Study: Govt looks into role of regulators in reducing carbon emissions

Reducing green house gas emissions is a hot button issue in households around the country and often sparks debates about the best way to maintain a high standard of living without hurting the environment.

And while there are a few eco-warriors among us who are willing to 'go without' in order to create a better tomorrow, it seems that most people are looking for energy smart solutions that support their lifestyle.

With this in mind, the federal government has released a new report on the role regulation plays in the day-to-day practices that influence the way we live and impact our choices can have on the world around us.

In this particular study - The Role of Regulation in Facilitating or Constraining Adaptation to Climate Change for Australian Infrastructure - climate change and energy efficiency are at the centre of a major research project.

The report examines how infrastructure is regulated in Australia by examining the social, economic and environmental benchmarks organisations responsible for providing the nation's electricity, transport and telecommunications needs are expected to meet and maintain.

It is also a way of looking at the different criteria public servants and business professionals use to assess new developments - which is important to long-term environmental policy.

The parliamentary secretary for Climate Change and Energy Efficiency Mark Drayfus said an analysis of the extent to which regulatory regimes support climate change action was important to the long term vitality of Australia's natural environments.
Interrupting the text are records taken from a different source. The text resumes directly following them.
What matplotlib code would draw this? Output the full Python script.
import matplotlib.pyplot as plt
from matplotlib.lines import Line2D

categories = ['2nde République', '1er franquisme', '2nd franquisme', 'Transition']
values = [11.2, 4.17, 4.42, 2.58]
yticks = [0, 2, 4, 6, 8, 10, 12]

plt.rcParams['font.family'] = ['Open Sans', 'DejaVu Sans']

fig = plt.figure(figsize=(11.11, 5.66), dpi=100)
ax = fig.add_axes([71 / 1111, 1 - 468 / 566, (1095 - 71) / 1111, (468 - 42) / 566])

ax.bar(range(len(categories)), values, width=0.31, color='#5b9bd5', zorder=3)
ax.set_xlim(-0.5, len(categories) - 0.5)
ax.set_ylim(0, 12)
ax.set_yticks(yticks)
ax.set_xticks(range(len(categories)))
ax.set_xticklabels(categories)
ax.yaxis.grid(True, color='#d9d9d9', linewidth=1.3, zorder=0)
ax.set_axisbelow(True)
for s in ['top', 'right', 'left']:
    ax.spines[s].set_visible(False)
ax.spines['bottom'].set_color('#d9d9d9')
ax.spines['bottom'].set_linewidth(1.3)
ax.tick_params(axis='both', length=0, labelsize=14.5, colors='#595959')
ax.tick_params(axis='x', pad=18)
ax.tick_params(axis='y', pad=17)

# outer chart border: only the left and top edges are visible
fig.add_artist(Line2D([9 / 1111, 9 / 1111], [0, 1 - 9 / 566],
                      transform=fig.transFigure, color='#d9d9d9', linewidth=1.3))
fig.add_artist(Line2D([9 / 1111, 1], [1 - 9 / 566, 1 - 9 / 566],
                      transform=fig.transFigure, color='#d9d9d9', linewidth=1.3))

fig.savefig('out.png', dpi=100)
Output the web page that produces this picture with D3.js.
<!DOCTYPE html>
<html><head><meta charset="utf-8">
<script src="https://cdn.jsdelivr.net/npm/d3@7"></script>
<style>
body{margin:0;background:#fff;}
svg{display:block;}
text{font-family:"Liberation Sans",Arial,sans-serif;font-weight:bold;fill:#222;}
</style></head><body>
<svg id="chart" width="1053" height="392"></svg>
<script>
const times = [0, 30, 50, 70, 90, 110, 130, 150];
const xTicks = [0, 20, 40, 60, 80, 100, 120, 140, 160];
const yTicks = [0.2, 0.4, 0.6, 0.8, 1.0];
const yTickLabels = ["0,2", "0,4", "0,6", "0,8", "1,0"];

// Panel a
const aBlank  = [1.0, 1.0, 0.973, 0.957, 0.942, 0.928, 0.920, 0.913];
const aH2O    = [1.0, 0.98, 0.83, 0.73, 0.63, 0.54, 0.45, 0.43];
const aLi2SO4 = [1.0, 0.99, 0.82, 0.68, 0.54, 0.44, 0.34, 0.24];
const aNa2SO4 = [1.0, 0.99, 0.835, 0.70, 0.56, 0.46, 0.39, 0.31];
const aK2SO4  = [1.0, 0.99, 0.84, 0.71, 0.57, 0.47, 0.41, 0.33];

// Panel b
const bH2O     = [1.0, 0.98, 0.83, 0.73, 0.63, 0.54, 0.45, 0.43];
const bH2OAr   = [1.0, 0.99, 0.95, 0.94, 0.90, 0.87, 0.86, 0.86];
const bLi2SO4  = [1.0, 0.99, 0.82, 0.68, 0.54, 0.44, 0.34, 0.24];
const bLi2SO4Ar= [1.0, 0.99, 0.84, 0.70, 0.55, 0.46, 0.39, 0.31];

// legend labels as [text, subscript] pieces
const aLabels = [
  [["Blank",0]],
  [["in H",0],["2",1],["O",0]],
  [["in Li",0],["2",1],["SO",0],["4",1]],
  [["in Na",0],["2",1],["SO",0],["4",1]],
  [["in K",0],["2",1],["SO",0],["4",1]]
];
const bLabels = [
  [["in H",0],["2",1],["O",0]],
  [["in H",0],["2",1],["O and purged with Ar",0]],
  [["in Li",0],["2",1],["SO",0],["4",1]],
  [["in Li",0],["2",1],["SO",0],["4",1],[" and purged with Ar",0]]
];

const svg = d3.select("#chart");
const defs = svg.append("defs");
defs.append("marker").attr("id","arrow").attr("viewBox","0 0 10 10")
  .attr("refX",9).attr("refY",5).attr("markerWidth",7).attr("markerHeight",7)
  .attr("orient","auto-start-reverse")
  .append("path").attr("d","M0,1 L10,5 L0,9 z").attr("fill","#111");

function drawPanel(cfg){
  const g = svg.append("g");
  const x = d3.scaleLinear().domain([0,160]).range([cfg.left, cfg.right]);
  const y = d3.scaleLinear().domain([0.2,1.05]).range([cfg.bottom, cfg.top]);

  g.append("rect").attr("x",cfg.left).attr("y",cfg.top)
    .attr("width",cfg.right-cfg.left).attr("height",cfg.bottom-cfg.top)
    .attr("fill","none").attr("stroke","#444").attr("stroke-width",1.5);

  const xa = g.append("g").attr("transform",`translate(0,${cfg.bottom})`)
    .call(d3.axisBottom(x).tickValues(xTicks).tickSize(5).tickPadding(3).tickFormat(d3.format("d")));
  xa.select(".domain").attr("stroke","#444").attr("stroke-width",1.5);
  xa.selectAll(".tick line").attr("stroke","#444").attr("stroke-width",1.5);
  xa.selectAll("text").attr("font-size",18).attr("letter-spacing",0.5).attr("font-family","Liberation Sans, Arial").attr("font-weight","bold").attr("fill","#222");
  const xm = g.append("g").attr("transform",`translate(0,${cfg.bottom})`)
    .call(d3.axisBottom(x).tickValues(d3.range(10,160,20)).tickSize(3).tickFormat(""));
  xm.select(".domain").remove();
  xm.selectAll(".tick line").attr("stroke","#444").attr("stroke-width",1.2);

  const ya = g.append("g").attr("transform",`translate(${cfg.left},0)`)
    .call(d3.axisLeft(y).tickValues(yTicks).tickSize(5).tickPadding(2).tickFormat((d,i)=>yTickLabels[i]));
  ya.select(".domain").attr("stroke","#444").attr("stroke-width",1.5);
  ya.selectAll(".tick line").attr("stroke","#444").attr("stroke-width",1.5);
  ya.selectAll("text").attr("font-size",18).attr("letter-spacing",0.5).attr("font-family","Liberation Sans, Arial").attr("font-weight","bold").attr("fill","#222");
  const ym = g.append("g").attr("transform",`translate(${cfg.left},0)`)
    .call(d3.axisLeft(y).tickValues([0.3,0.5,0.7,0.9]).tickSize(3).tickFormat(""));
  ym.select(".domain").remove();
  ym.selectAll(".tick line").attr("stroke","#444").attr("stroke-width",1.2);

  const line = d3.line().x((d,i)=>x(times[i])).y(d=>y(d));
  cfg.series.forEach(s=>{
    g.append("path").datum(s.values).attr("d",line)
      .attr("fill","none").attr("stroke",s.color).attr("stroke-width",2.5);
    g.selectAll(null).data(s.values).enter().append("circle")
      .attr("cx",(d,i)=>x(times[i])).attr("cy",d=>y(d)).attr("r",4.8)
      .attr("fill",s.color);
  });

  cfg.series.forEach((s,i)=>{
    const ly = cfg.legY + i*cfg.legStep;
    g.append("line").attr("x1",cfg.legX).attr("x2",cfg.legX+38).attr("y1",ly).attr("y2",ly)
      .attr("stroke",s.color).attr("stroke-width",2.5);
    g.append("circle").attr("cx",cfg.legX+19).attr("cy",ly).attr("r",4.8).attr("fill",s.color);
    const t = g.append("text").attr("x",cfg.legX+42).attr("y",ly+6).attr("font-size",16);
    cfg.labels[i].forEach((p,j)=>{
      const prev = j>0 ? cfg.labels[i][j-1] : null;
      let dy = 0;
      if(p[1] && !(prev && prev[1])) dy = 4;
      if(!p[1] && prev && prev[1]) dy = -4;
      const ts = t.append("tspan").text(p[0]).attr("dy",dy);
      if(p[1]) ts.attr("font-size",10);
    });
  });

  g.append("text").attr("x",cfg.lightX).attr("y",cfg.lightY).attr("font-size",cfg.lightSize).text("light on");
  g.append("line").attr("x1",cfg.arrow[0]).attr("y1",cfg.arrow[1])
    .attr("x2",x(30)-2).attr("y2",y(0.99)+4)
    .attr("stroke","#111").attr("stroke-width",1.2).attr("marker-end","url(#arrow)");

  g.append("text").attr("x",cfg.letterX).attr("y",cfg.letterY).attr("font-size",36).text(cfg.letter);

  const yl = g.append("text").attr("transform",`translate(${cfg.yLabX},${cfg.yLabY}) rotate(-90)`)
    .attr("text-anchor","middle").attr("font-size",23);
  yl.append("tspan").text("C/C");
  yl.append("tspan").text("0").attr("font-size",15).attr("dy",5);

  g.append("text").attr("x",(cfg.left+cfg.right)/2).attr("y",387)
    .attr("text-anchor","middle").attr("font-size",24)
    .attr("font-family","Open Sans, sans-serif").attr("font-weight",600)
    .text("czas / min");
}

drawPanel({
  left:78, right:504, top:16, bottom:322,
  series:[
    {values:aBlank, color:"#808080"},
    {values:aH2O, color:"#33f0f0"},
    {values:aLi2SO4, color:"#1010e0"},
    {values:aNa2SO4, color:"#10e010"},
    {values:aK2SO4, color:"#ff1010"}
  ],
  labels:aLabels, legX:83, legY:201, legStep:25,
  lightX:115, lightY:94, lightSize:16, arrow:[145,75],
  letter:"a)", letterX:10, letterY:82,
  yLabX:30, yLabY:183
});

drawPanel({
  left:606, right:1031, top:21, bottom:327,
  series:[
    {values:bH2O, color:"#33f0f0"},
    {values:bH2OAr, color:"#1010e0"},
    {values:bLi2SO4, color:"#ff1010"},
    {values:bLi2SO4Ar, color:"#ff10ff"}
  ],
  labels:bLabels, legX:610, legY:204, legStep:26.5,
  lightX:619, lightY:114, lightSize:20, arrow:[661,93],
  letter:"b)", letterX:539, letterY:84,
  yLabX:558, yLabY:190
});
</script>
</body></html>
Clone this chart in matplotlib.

"It is important that regulations in Australia allow companies to adapt effectively to climate change," Mr Dreyfus asserted.

His comments were supported by the acting minister for Climate Change, Chris Evans, who said: "Most of the regulations for Australian infrastructure were designed without climate change in mind."

A number of organisations seem to have avoided acting on climate change due to the costs associated with 'green' infrastructure.

But in order to drive down the cost major companies are being encouraged to lead the way and adopt eco-friendly initiatives, which would help spread any potential financial strain among big and small retailers, as well as individual households.

Electricity prices are expected to increase along with the introduction of the carbon tax on July 1, making it vital for energy providers to have their own environmental targets in place in order to avoid budget blowouts.

It is also better for consumers if companies adapt quickly to the new energy and resource framework, so that they are not burdened with significant price hikes.